Searching for the Dutch-Paris Escape Line
Some people ended up in the Resistance bit by bit, because their first act of kindness led to another, that led them to do something else that led onward to something else. That was the case with John Henry Weidner who started out by offering entirely legal assistance to Dutch nationals interned in French camps and ended up leading a multinational rescue operation.
Others propelled themselves deep into illegality without any forethought through the force of their moral outrage. Such was the case with the truck driver and farm wife whose story I quote below. It comes from a collection by the courageous men and women of CIMADE about their efforts to comfort and save the prisoners in the French internment camps, who were mostly Jews. (On occasion Dutch-Paris and CIMADE worked together to rescue particular individuals in danger.)

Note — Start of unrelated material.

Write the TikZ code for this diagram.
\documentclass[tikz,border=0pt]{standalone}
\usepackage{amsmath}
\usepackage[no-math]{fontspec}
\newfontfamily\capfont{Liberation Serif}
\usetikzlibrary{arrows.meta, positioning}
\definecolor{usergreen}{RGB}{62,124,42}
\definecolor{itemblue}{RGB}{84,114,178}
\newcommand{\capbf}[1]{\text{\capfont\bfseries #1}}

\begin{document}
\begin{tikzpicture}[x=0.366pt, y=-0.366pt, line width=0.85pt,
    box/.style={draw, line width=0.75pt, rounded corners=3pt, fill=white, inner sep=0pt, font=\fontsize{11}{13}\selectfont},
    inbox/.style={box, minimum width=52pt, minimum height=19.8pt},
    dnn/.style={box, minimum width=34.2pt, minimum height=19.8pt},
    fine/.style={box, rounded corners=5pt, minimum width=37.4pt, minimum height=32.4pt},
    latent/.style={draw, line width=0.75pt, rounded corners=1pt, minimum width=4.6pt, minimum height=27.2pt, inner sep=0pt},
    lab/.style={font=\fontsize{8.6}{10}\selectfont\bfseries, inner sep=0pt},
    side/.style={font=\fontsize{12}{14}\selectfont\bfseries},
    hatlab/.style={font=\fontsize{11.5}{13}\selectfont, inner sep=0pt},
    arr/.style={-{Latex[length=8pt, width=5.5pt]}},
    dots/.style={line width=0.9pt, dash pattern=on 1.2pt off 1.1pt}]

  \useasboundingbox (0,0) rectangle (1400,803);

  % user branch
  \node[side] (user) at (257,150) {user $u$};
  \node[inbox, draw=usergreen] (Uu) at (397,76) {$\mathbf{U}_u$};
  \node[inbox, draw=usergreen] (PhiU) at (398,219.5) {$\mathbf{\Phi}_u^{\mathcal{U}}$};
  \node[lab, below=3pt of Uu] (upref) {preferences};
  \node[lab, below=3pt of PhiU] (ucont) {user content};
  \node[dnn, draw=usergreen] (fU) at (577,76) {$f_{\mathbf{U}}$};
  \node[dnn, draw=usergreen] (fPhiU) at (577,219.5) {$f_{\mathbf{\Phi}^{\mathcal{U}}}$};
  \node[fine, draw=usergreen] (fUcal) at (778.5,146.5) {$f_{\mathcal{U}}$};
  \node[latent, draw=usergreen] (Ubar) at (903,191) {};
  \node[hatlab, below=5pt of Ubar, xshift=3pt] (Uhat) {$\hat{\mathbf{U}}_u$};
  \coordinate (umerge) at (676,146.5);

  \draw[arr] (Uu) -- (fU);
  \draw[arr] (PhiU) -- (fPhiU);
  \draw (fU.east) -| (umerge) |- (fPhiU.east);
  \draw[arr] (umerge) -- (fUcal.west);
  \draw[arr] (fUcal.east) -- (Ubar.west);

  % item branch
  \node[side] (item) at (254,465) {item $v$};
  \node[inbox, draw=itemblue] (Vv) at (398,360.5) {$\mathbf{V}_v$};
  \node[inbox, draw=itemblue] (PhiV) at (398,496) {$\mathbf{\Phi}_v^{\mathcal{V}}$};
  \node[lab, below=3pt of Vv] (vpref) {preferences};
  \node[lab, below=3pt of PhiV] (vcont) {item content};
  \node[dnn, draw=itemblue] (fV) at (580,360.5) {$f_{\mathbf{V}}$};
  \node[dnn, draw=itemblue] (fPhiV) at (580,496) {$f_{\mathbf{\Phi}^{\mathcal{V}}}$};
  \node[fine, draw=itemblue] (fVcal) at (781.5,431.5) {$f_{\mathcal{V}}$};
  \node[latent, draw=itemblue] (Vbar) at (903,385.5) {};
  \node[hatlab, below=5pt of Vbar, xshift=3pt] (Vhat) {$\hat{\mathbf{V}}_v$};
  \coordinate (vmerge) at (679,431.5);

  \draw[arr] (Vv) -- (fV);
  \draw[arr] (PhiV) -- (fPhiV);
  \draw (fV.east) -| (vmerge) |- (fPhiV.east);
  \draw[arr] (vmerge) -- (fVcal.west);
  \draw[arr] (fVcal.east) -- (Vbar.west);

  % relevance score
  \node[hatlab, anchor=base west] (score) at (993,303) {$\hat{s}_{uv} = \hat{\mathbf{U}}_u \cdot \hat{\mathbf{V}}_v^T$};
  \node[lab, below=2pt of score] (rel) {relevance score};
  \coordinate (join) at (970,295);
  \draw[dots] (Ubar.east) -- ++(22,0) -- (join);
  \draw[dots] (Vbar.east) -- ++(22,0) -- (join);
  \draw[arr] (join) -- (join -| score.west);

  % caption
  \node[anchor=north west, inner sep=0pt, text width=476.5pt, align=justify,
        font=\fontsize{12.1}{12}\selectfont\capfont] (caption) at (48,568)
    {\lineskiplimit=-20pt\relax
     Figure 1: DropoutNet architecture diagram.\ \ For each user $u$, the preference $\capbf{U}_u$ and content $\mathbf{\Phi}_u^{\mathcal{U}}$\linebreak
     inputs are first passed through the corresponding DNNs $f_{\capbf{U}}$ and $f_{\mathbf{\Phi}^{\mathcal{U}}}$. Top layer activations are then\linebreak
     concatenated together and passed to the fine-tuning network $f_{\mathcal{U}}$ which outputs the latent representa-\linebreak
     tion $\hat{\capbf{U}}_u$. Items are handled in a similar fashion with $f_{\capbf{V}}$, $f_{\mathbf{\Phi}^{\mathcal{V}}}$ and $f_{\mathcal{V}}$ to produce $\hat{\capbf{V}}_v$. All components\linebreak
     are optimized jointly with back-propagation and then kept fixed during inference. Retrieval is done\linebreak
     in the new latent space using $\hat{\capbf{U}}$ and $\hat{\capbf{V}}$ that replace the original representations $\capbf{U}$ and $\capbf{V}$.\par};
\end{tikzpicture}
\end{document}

“One day the young driver of the truck carrying me [Jeanne Merle d’Aubigny] said brusquely, “Do you see that farm? The farmer’s wife did me a great service. Yesterday I had gone to get vegetables in the station at Limoges. While I was loading, I saw a German armored train enter. From the cars came screams, children crying, yells: ‘Papa, Mamma!…’ Mademoiselle, I could not stand to hear that. I backed my truck up to the door of the last car. All the guards were up front. I opened the locks and made a sign to about twenty kids from five to fourteen years old to jump into the truck. In less time than it takes to tell it, they were hidden under the vegetables. I carefully put back the locks and drove around to leave the station. But, what to do with that merchandise? Passing in front of this farm, I asked the advice of that woman. She told me: ‘Unload them here. I’ll take charge then.’ This morning I stopped and asked how it was going. She answered: ‘It’s OK. They are all stowed away in the vicinity.” *
And there you have a community turned into outlaws overnight because they wouldn’t stand aside to allow children to be persecuted.
*Jeanne Merle d’Aubigny and Violette Mouchon, eds. God’s Underground: Accounts of the Activity of the French Protestant Church during the German Occupation of the Country in World War II. Trans. William and Patricia Nottingham. St Louis: Bethany Press, 1970. p. 94.